Intervention de Gaston Flosse

Réunion du 8 décembre 2008 à 22h00
Loi de finances pour 2009 — Article 43

Photo de Gaston FlosseGaston Flosse :

Monsieur le président, monsieur le ministre, monsieur le secrétaire d’État, mes chers collègues, décidément, les projets du Gouvernement concernant l’outre-mer ont au moins une qualité : la cohérence.

Qu’il s’agisse de la réforme de l’indemnité temporaire de retraite, l’ITR, du budget de l’outre-mer ou de la défiscalisation, tout va dans le même sens, celui du désengagement de l’État.

J’ai déjà eu l’occasion d’intervenir, voilà quinze jours, pour protester contre la sévère diminution du niveau de vie de nos fonctionnaires, puis, la semaine dernière, pour dénoncer un budget en trompe-l’œil, qui masque un réel désengagement de l’État en Polynésie française. Je dois aujourd’hui intervenir pour vous demander, mes chers collègues, de rejeter l’article 43 modifiant la loi de défiscalisation que nous avons votée il y a quatre ans.

Je connais, comme vous tous, l’argumentation développée par le Gouvernement. De grosses fortunes, grâce à la défiscalisation de leurs investissements outre-mer, s’exonéraient totalement de l’impôt sur le revenu. C’est immoral ; il faut mettre fin immédiatement à ce scandale !

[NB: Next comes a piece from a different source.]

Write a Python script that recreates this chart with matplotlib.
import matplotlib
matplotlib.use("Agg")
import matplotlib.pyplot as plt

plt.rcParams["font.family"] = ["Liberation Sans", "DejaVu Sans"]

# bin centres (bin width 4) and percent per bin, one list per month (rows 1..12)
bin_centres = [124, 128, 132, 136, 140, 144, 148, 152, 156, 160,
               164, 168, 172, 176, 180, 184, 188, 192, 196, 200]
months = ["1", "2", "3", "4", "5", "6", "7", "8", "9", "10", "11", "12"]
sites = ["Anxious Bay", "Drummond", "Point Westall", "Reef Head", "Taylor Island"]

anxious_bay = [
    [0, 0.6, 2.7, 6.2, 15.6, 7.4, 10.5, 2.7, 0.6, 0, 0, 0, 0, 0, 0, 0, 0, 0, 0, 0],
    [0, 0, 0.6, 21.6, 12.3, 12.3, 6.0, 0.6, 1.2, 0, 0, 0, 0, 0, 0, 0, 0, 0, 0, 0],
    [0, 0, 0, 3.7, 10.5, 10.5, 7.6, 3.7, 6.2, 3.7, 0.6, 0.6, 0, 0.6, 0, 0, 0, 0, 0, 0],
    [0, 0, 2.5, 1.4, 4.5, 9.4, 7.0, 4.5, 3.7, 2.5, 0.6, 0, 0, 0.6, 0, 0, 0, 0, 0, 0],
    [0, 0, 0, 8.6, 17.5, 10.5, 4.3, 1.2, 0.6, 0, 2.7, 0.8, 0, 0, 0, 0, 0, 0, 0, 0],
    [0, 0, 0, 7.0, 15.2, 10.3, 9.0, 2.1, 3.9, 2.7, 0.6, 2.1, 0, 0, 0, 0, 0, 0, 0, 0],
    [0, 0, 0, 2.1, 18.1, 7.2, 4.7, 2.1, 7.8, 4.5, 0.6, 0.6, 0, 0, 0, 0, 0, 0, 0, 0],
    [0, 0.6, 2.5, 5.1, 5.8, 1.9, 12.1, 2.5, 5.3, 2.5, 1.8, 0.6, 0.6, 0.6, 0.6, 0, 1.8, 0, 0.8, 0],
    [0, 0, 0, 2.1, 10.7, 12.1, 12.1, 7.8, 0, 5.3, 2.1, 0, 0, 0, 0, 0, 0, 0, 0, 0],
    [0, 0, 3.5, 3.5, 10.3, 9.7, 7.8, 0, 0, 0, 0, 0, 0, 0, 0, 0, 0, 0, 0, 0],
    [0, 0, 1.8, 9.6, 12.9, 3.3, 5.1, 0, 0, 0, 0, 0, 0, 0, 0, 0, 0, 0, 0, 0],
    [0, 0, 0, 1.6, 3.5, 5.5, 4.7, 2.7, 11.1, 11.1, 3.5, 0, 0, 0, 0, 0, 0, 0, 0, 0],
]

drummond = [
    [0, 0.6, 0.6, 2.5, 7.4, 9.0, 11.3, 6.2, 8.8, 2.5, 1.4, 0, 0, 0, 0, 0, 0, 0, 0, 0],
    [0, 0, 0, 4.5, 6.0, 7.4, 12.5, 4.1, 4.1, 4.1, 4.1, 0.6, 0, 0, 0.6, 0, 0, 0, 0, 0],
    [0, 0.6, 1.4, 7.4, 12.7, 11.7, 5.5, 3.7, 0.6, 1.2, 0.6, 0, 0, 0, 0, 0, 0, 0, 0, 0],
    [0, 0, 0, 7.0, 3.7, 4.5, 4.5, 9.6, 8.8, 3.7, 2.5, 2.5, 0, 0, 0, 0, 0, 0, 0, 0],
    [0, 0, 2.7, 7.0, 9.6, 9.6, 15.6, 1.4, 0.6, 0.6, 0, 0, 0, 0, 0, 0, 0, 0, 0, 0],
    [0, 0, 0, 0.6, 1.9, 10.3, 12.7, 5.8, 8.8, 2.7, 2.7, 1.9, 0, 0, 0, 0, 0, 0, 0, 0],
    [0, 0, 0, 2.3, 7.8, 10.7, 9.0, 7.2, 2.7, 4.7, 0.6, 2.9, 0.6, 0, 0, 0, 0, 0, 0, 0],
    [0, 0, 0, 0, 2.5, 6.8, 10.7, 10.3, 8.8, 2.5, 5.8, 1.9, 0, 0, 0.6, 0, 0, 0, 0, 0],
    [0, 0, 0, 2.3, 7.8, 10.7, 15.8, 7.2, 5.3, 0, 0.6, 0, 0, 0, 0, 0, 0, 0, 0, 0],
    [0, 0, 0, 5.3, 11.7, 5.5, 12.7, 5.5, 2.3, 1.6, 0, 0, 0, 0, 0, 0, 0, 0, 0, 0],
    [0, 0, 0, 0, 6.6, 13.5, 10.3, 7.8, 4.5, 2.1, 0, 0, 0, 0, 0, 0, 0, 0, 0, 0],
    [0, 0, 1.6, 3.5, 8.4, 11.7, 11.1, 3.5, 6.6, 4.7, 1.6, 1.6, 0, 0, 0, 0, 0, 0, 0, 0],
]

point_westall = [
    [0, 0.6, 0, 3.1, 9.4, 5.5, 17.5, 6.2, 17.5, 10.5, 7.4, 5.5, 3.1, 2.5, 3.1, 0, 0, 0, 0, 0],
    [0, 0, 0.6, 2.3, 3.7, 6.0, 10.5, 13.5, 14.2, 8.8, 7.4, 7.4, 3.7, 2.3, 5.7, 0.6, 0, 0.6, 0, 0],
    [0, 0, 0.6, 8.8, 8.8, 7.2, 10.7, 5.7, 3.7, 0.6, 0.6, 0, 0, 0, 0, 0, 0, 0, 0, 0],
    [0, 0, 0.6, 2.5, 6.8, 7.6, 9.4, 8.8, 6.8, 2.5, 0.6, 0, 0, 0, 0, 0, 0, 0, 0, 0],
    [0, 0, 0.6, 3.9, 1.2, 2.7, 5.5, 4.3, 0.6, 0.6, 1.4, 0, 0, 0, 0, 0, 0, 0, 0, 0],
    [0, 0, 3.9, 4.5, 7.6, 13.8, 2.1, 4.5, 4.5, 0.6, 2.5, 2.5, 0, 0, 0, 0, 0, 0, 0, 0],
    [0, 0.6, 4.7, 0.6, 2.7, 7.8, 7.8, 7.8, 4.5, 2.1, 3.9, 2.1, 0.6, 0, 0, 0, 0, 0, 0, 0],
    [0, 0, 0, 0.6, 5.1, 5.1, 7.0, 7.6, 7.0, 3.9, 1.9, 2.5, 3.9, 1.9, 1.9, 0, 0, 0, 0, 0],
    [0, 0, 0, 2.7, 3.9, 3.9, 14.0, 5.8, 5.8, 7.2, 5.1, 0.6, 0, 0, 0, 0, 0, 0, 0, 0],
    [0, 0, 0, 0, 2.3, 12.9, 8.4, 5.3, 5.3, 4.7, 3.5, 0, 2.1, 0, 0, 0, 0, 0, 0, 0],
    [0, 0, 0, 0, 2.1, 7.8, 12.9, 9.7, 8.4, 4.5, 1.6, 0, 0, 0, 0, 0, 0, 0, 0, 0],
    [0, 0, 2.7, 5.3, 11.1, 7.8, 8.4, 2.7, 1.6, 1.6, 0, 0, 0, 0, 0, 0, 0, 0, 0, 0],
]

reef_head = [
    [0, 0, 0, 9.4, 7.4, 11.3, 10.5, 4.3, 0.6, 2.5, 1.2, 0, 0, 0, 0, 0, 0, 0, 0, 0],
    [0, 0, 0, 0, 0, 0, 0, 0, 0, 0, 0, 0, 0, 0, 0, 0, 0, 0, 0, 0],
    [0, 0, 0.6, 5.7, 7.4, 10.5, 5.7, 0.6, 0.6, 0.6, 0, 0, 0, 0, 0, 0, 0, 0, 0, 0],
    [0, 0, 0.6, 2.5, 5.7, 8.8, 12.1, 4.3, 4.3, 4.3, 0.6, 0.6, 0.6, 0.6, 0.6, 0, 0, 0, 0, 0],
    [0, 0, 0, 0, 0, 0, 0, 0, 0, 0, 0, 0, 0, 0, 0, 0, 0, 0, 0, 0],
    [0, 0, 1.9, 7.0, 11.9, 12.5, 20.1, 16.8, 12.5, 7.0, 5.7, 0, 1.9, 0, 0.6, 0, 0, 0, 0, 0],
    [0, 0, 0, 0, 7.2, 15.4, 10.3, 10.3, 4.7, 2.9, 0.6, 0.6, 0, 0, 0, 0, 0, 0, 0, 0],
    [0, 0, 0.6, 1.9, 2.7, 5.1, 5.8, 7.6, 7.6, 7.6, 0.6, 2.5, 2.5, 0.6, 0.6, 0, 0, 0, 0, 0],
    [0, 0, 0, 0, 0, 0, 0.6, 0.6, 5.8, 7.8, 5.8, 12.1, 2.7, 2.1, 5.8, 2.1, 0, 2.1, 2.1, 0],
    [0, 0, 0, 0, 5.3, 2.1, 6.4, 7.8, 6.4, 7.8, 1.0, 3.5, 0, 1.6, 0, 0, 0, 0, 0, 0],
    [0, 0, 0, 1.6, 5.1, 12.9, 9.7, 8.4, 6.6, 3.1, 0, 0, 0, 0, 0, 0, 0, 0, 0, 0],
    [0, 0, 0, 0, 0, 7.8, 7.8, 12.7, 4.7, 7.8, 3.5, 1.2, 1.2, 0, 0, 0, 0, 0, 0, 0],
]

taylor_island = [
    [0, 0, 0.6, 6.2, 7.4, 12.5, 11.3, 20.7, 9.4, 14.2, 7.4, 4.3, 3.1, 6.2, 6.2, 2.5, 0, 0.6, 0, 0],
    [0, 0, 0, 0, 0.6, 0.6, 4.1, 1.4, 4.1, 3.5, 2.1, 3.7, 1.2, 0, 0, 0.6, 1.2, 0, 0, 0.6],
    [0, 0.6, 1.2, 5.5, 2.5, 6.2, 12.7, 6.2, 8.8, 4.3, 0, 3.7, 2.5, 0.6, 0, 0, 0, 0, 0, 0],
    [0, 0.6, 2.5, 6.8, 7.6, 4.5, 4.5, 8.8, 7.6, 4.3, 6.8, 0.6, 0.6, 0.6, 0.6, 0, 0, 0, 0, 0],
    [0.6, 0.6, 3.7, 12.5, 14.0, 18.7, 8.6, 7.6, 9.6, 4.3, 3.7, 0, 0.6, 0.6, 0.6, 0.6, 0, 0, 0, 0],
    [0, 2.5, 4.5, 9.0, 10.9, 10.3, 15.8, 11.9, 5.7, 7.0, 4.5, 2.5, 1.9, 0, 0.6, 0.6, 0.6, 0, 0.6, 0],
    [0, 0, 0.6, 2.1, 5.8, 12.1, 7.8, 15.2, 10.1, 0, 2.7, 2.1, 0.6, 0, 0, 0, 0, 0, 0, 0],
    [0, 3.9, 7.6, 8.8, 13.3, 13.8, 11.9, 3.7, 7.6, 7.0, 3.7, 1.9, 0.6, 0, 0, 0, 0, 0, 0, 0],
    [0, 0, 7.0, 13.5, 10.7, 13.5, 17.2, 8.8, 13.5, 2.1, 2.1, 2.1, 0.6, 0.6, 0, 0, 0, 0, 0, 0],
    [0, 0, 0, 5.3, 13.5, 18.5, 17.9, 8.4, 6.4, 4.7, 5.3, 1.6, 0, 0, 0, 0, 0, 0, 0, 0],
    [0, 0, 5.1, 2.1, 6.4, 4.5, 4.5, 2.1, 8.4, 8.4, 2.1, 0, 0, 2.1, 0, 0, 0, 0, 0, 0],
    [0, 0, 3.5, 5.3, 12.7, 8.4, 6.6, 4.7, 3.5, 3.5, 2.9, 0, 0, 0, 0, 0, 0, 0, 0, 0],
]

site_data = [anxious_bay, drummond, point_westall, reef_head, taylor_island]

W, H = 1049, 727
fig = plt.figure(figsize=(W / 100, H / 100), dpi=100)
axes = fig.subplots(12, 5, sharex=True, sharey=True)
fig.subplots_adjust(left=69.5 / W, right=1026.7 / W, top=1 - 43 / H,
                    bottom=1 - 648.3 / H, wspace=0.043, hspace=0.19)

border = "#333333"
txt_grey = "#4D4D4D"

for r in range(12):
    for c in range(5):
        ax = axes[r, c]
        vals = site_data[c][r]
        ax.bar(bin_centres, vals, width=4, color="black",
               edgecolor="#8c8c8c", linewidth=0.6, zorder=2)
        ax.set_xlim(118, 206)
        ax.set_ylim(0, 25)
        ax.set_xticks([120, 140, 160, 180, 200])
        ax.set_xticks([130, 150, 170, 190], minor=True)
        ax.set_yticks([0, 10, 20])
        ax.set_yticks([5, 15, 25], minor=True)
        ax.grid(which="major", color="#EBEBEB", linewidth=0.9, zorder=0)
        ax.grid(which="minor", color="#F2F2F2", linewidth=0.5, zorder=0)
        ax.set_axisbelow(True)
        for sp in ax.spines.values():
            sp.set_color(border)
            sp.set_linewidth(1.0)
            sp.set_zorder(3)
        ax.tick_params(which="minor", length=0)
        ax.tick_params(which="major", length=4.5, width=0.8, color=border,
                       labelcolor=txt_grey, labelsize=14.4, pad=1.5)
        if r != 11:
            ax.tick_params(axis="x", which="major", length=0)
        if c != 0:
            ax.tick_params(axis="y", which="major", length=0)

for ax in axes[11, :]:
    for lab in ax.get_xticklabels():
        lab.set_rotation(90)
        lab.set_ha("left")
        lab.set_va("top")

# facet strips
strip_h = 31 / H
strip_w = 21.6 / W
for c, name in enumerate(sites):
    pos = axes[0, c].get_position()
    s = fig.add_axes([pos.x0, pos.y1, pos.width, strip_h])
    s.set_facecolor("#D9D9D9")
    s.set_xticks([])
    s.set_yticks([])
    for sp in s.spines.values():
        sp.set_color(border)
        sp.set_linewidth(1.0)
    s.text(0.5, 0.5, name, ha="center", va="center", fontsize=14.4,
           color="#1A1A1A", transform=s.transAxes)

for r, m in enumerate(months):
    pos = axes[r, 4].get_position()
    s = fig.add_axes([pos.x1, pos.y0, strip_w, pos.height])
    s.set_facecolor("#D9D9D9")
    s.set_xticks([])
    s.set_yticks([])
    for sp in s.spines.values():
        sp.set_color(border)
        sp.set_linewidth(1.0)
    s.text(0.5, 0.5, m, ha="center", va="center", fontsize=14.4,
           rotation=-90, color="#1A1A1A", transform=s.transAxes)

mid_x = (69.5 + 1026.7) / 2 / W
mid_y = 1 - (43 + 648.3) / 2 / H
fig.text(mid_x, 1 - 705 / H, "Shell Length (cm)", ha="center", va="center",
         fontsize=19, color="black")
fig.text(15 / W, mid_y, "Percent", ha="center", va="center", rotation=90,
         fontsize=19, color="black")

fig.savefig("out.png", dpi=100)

Qui pourrait contester cela ? Personne, évidemment !

Je comprends que le Gouvernement veuille rendre impossible une totale exonération de la charge fiscale des citoyens les plus fortunés et j’approuve le principe de la démarche. Mais le meilleur moyen de parvenir à ce résultat est-il de pénaliser lourdement les 2 millions de citoyens qui vivent outre-mer ?

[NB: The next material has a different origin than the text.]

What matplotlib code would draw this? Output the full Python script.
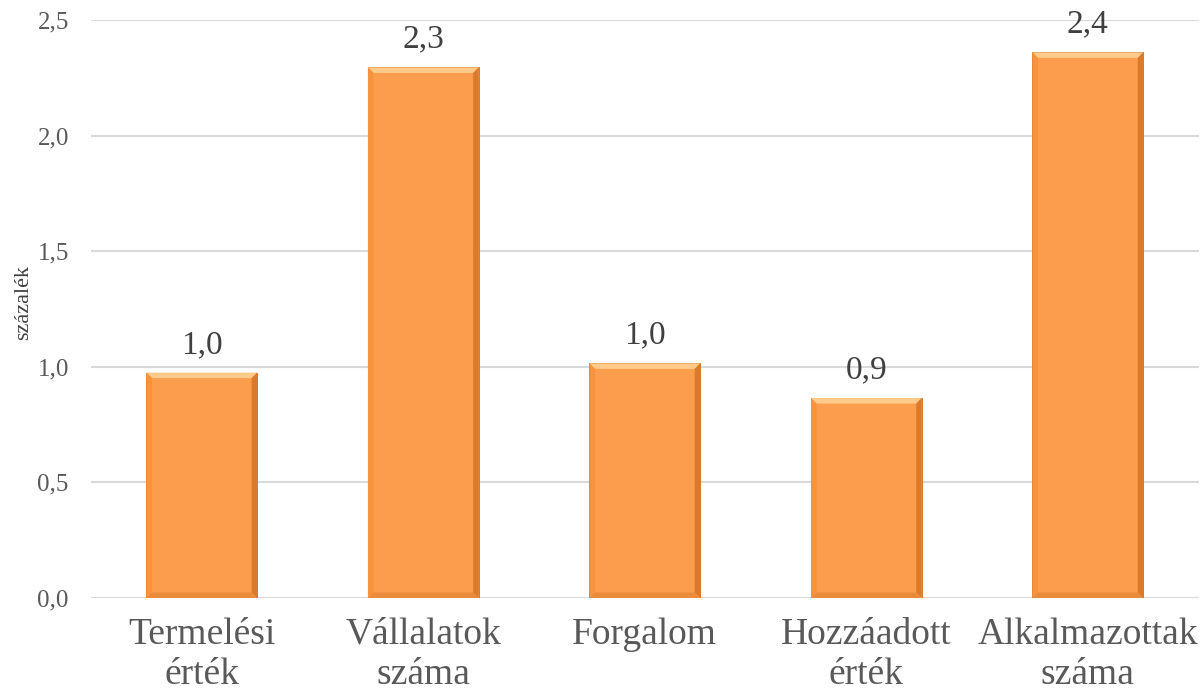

En effet, en jouant sur l’indignation, on se dispense de poser les vraies questions. Combien de gros contribuables ont-ils échappé totalement à l’impôt sur le revenu ? M. le secrétaire d’État parle de 1 200 foyers ; c’est assez modeste par rapport à une population de plus de 63 millions de Français…

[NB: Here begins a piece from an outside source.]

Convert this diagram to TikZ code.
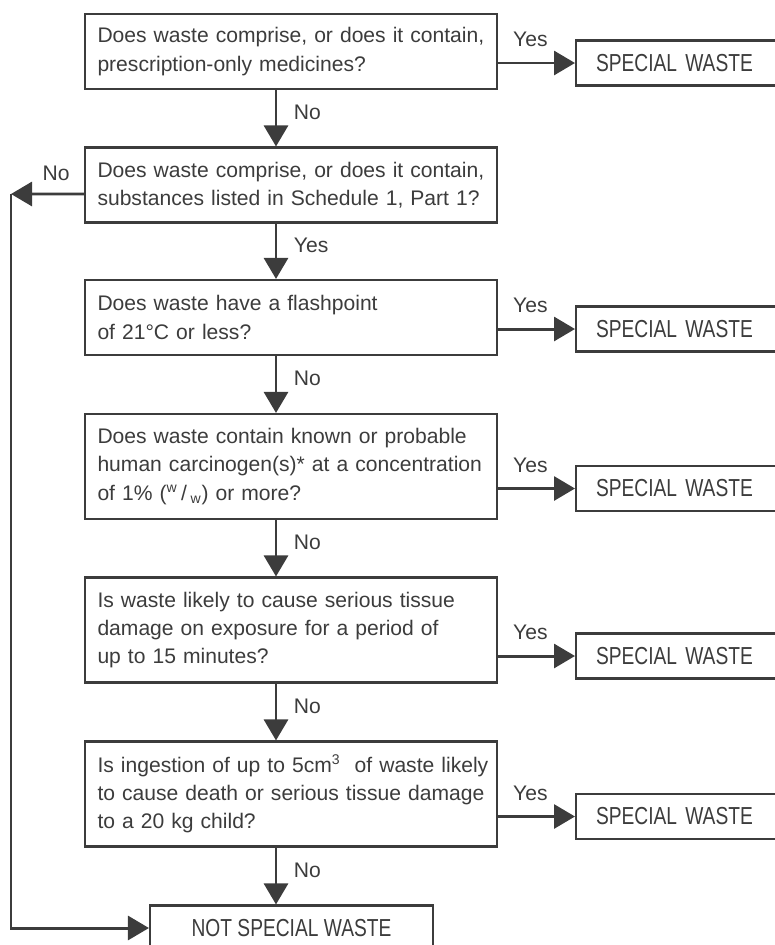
\documentclass[tikz,border=0pt]{standalone}
\usepackage{fontspec}
\setmainfont{Liberation Sans}
\newfontfamily\swcaps[FakeStretch=0.78]{Liberation Sans}
\definecolor{swink}{RGB}{60,60,60}
\usetikzlibrary{arrows.meta,positioning}

\begin{document}
\begin{tikzpicture}[
  swq/.style={draw=swink,line width=1.2pt,text=swink,minimum width=8.24cm,
    text width=7.74cm,inner xsep=0.25cm,align=left,
    font=\fontsize{12}{16}\selectfont},
  swout/.style={draw=swink,line width=1.2pt,text=swink,minimum height=0.9cm,
    inner xsep=0.4cm,font=\swcaps\fontsize{14}{16}\selectfont},
  swarr/.style={-{Triangle[length=0.42cm,width=0.48cm]},line width=1.7pt,swink},
  swlbl/.style={text=swink,font=\fontsize{12}{14}\selectfont}
]
  \useasboundingbox (0,0) rectangle (15.5,-18.9);
  \clip (0,0) rectangle (15.5,-18.9);

  % Questions
  \node[swq,minimum height=1.5cm] (q1) at (5.82,-1.03) {
    Does waste comprise, or does it contain,\\
    prescription-only medicines?};
  \node[swq,minimum height=1.5cm] (q2) at (5.82,-3.70) {
    Does waste comprise, or does it contain,\\
    substances listed in Schedule 1, Part 1?};
  \node[swq,minimum height=1.5cm] (q3) at (5.82,-6.35) {
    Does waste have a flashpoint\\
    of 21°C or less?};
  \node[swq,minimum height=2.1cm] (q4) at (5.82,-9.33) {
    Does waste contain known or probable\\
    human carcinogen(s)* at a concentration\\
    of 1\% (\textsuperscript{w}\,/\,\textsubscript{w}) or more?};
  \node[swq,minimum height=2.1cm] (q5) at (5.82,-12.60) {
    Is waste likely to cause serious tissue\\
    damage on exposure for a period of\\
    up to 15 minutes?};
  \node[swq,minimum height=2.1cm] (q6) at (5.82,-15.88) {
    \mbox{Is ingestion of up to 5cm\textsuperscript{3}\ \ of waste likely}\\
    to cause death or serious tissue damage\\
    to a 20 kg child?};

  % Outcomes
  \node[swout,anchor=west,text width=3.6cm,align=left] (sw1) at (11.5,-1.26) {SPECIAL WASTE};
  \node[swout,anchor=west,text width=3.6cm,align=left] (sw2) at (11.5,-6.58) {SPECIAL WASTE};
  \node[swout,anchor=west,text width=3.6cm,align=left] (sw3) at (11.5,-9.77) {SPECIAL WASTE};
  \node[swout,anchor=west,text width=3.6cm,align=left] (sw4) at (11.5,-13.12) {SPECIAL WASTE};
  \node[swout,anchor=west,text width=3.6cm,align=left] (sw5) at (11.5,-16.33) {SPECIAL WASTE};
  \node[swout,minimum width=5.66cm] (nsw) at (5.83,-18.56) {NOT SPECIAL WASTE};

  \coordinate (axis) at (5.52,0);
  \coordinate (loop) at (0.22,-3.88);

  % Down the chain
  \draw[swarr] (q1.south -| axis) -- node[swlbl,pos=0.4,right=6pt] {No} (q2.north -| axis);
  \draw[swarr] (q2.south -| axis) -- node[swlbl,pos=0.4,right=6pt] {Yes} (q3.north -| axis);
  \draw[swarr] (q3.south -| axis) -- node[swlbl,pos=0.4,right=6pt] {No} (q4.north -| axis);
  \draw[swarr] (q4.south -| axis) -- node[swlbl,pos=0.4,right=6pt] {No} (q5.north -| axis);
  \draw[swarr] (q5.south -| axis) -- node[swlbl,pos=0.4,right=6pt] {No} (q6.north -| axis);
  \draw[swarr] (q6.south -| axis) -- node[swlbl,pos=0.4,right=6pt] {No} (nsw.north -| axis);

  % Yes branches
  \draw[swarr] (q1.east |- sw1.west) -- node[swlbl,pos=0.42,above=5pt] {Yes} (sw1.west);
  \draw[swarr] (q3.east |- sw2.west) -- node[swlbl,pos=0.42,above=5pt] {Yes} (sw2.west);
  \draw[swarr] (q4.east |- sw3.west) -- node[swlbl,pos=0.42,above=5pt] {Yes} (sw3.west);
  \draw[swarr] (q5.east |- sw4.west) -- node[swlbl,pos=0.42,above=5pt] {Yes} (sw4.west);
  \draw[swarr] (q6.east |- sw5.west) -- node[swlbl,pos=0.42,above=5pt] {Yes} (sw5.west);

  % Schedule 1 bypass
  \draw[swarr] ([yshift=-0.18cm]q2.west) -- node[swlbl,pos=0.38,above=3.5pt] {No} (loop);
  \draw[swarr] (loop) |- (nsw.west);
\end{tikzpicture}
\end{document}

Il existe 486 « niches » recensées, et le coupable serait l’investissement outre-mer ? M. Jégo veut-il faire de l’outre-mer un bouc émissaire pour ce qui ne va pas en métropole ? Ou peut-être ambitionne-t-il d’obtenir le titre de secrétaire d’État « contre » l’outre-mer ?

Nous avons déjà vu cette technique à l’œuvre lors de la réforme des retraites. On a mis en avant le scandale que constitueraient des pensions majorées de 40 000 euros par an, en oubliant de préciser que seule une poignée d’anciens préfets, amiraux ou trésoriers-payeurs généraux pouvaient se prévaloir de tels montants, et on a prétexté ces quelques exemples pour réduire de moitié – puis pour supprimer complètement pour les jeunes – les revenus de tous nos fonctionnaires d’État retraités.

Je crains que le plafonnement de la défiscalisation ne soit fondé sur les mêmes prétextes, pour atteindre les mêmes objectifs.

Le groupe de l’outre-mer du Conseil économique et social a étudié en détail ce projet de loi et a essayé de déterminer dans quel cas un riche contribuable pouvait échapper totalement à l’impôt sur le revenu des personnes physiques, l’IRPP. Il a donc pris l’exemple d’un salarié célibataire gagnant 266 000 euros par an, l’une des tranches de revenus les plus élevées. Son IRPP atteindrait environ 89 000 euros. Il peut être tenté de chercher à le réduire. S’il choisit l’investissement outre-mer, la réduction d’impôt à laquelle il aura droit sera de 50 % de « l’investissement » qu’il aura effectué. Pour éliminer complètement son impôt, il devra donc financer un projet outre-mer à hauteur de 178 000 euros, soit 67 % de son revenu. Cela paraît-il raisonnable, même en empruntant ? Évidemment non !

De surcroît, aux termes de la loi, il devra laisser outre-mer la plus grande partie de son apport. En définitive, son exonération d’impôt se limitera à un avantage net d’environ 35 000 euros, si tout s’est bien passé. Il n’aura donc pas économisé 100 % de l’impôt qu’il devait, mais seulement moins de 40 %.